Il sacrilegio reale consiste nella violazione o nella profanazione dei sacramenti, dei vasi sacri, delle reliquie e immagini, delle parole della Sacra Scrittura, degli ornamenti sacri e delle cose in genere che hanno ricevuto una benedizione costitutiva. Costituisce sacrilegio reale anche il furto o la distruzione dei beni facenti parte del patrimonio della Chiesa.
Il sacrilegio personale si ha nella violazione dei privilegi dei chierici (Cod. Iur. Can., can. 119-123); quindi nell'usare violenza materiale inferendo manus violentas contro la loro persona, o nel tradurli dinnanzi ai tribunali civili contro le prescrizioni dei canoni vigenti, nonché nella violazione lussuriosa (luxuriosa violatio) di persona consacrata a Dio con un ordine maggiore (v. can. 949) o con voto di castità. Questa ipotesi di sacrilegio si verifica sia rispetto alla persona propria, sia a quella altrui.
Il sacrilegio locale è costituito dalla profanazione di una chiesa, cappella o cimitero mediante atti repugnanti alla santità del luogo sacro, e in specie mediante quelli che secondo il diritto canonico lo rendono violato, come l'omicidio, ecc. (v. can. 1172). Si novera come sacrilegio locale anche la violazione dello ius asili che compete alle chiese e agli oratorî pubblici (v. can. 1179, 1191).
Il sacrilegio è punibile, secondo il diritto canonico, dall'ordinario pro gravitate culpae (can. 2325), salve le pene stabilite per determinati casi.

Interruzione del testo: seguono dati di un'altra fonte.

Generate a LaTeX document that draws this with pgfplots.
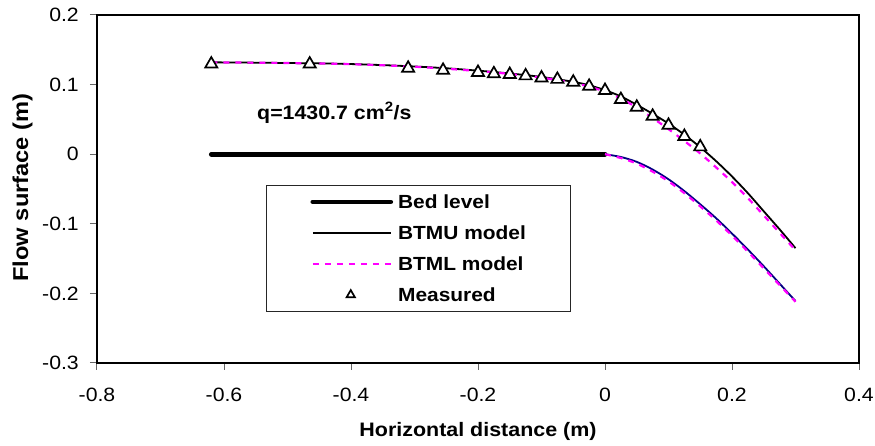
\documentclass[border=0pt]{standalone}
\usepackage{fontspec}
\setmainfont{Liberation Sans}[FakeStretch=1.1]
\usepackage{pgfplots}
\usepackage{pgfplotstable}
\pgfplotsset{compat=1.18}
\definecolor{navyblue}{RGB}{0,0,128}
\definecolor{magentaA}{RGB}{255,0,255}
\newcommand\tickfont{\fontsize{19.3pt}{23pt}\selectfont}
\newcommand\xlabfont{\fontsize{19.5pt}{23pt}\selectfont\bfseries}
\newcommand\ylabfont{\fontsize{21.5pt}{25pt}\selectfont\bfseries}
\newcommand\legfont{\fontsize{19pt}{23pt}\selectfont\bfseries}
\newcommand\qfont{\fontsize{19.4pt}{23pt}\selectfont\bfseries}
\pgfplotsset{
  linelegend/.style={legend image code/.code={\path (-44pt,0pt) (78pt,0pt); \draw[##1] (0pt,0pt) -- (78pt,0pt);}},
  marklegend/.style={legend image code/.code={\path (-44pt,0pt) (78pt,0pt); \draw[##1, mark size=4.8pt] plot coordinates {(38pt,0pt)};}},
}

\pgfplotstableread{
x y
-0.62 0.132
-0.55 0.1315
-0.5 0.131
-0.45 0.1305
-0.4 0.1295
-0.35 0.128
-0.3 0.126
-0.25 0.1235
-0.2 0.120
-0.15 0.116
-0.1 0.111
-0.05 0.104
-0.025 0.099
0 0.092
0.025 0.083
0.05 0.071
0.075 0.058
0.1 0.044
0.125 0.028
0.15 0.010
0.175 -0.010
0.2 -0.032
0.225 -0.056
0.25 -0.082
0.275 -0.108
0.3 -0.135
}\btmuup

\pgfplotstableread{
x y
-0.62 0.132
-0.5 0.131
-0.4 0.1293
-0.3 0.1257
-0.2 0.1195
-0.15 0.1153
-0.1 0.110
-0.05 0.1025
-0.025 0.097
0 0.090
0.025 0.080
0.05 0.067
0.075 0.052
0.1 0.036
0.125 0.019
0.15 0.001
0.175 -0.019
0.2 -0.040
0.225 -0.063
0.25 -0.088
0.275 -0.113
0.3 -0.138
}\btmlup

\pgfplotstableread{
x y
0 0
0.025 -0.004
0.05 -0.011
0.075 -0.022
0.1 -0.036
0.125 -0.053
0.15 -0.072
0.175 -0.092
0.2 -0.114
0.225 -0.137
0.25 -0.161
0.275 -0.186
0.3 -0.211
}\btmulow

\pgfplotstableread{
x y
0 0
0.025 -0.0055
0.05 -0.0135
0.075 -0.025
0.1 -0.039
0.125 -0.056
0.15 -0.075
0.175 -0.095
0.2 -0.117
0.225 -0.140
0.25 -0.164
0.275 -0.188
0.3 -0.212
}\btmllow

\pgfplotstableread{
x y
-0.62 0.1295
-0.465 0.1295
-0.31 0.1235
-0.255 0.1205
-0.2 0.1175
-0.175 0.1155
-0.15 0.1145
-0.125 0.1125
-0.1 0.1095
-0.075 0.1075
-0.05 0.1035
-0.025 0.0975
0 0.0915
0.025 0.0785
0.05 0.0675
0.075 0.0545
0.1 0.0415
0.125 0.0255
0.15 0.0105
}\measured

\begin{document}
\begin{tikzpicture}
\begin{axis}[
  at={(0pt,0pt)}, anchor=south west,
  scale only axis, width=762pt, height=348pt,
  xmin=-0.8, xmax=0.4, ymin=-0.3, ymax=0.2,
  xtick={-0.8,-0.6,-0.4,-0.2,0,0.2,0.4},
  ytick={-0.3,-0.2,-0.1,0,0.1,0.2},
  xtick pos=bottom, ytick pos=left,
  tick align=outside, major tick length=7pt,
  tick style={line width=1pt, black!60},
  axis line style={line width=2.2pt},
  /pgf/number format/assume math mode=true,
  ticklabel style={font=\tickfont, inner sep=0pt},
  xticklabel shift=18pt, yticklabel shift=11pt,
  xlabel={Horizontal distance (m)},
  ylabel={Flow surface (m)},
  every axis x label/.style={at={(axis description cs:0.5,-0.2126)}, anchor=base, font=\xlabfont},
  every axis y label/.style={at={(axis description cs:-0.0978,0.504)}, anchor=center, rotate=90, font=\ylabfont},
  legend cell align=left,
  legend style={at={(rel axis cs:0.2218,0.5115)}, anchor=north west,
    draw=black!85, line width=0.8pt, inner xsep=0pt, inner ysep=9.5pt,
    row sep=17pt, column sep=2pt, font=\legfont,
    nodes={inner xsep=3pt, inner ysep=0pt, text height=14pt, text depth=0pt}},
  linelegend,
]
\addplot[black, line width=4.7pt, line cap=round] coordinates {(-0.62,0) (0,0)};
\addlegendentry{\makebox[169pt][l]{Bed level}}
\addplot[forget plot, navyblue, line width=1.8pt, smooth] table[x=x,y=y] {\btmulow};
\addplot[forget plot, magentaA, line width=2.2pt, dash pattern=on 6pt off 6pt, smooth] table[x=x,y=y] {\btmllow};
\addplot[black, line width=1.8pt, smooth] table[x=x,y=y] {\btmuup};
\addlegendentry{\makebox[169pt][l]{BTMU model}}
\addplot[magentaA, line width=2.2pt, dash pattern=on 6pt off 6pt, smooth] table[x=x,y=y] {\btmlup};
\addlegendentry{\makebox[169pt][l]{BTML model}}
\addplot[only marks, mark=triangle*, mark size=7pt, mark options={fill=white, draw=black, line width=1.7pt}, marklegend]
  table[x=x,y=y] {\measured};
\addlegendentry{\makebox[169pt][l]{Measured}}
\node[anchor=base west, inner sep=0pt, font=\qfont] at (axis cs:-0.548,0.05) {q=1430.7 cm\textsuperscript{2}/s};
\draw[line width=2.2pt, line join=miter] (rel axis cs:0,0) rectangle (rel axis cs:1,1);
\end{axis}
\pgfresetboundingbox
\path (-97pt,-83pt) rectangle (778pt,363pt);
\end{tikzpicture}
\end{document}
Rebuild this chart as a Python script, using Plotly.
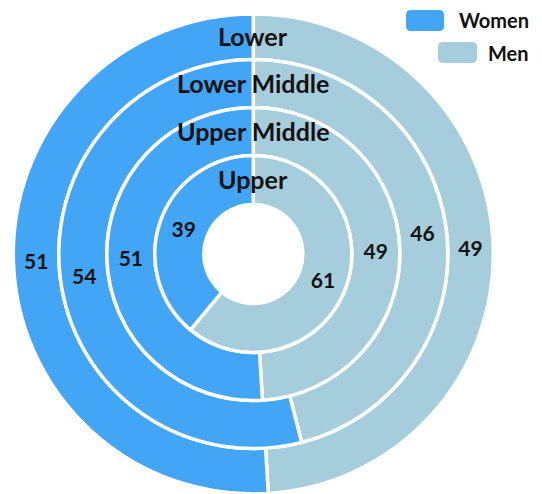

Così sono specificamente punite le offese all'Eucaristia (can. 2320), le violazioni del privilegium canonis (can. 2343), ecc.
Bibl.: Si vedano in genere le trattazioni di teologia morale, e, fra le posteriori al codice, E. Génicot, Institutiones theologiae moralis, 8ª ed., a cura di I. Salsmans, I, Bruxelles 1919, p. 226 segg.; Cl. Marc. e Fr. X. Gestermann, Institut. mor. alphonsianae, 18ª ed. a cura di I. B. Raus, I, Parigi 1927, p. 369 segg.; L. Wouters, Manuale theologiae moralis, I, Bruges 1932, p. 423 segg.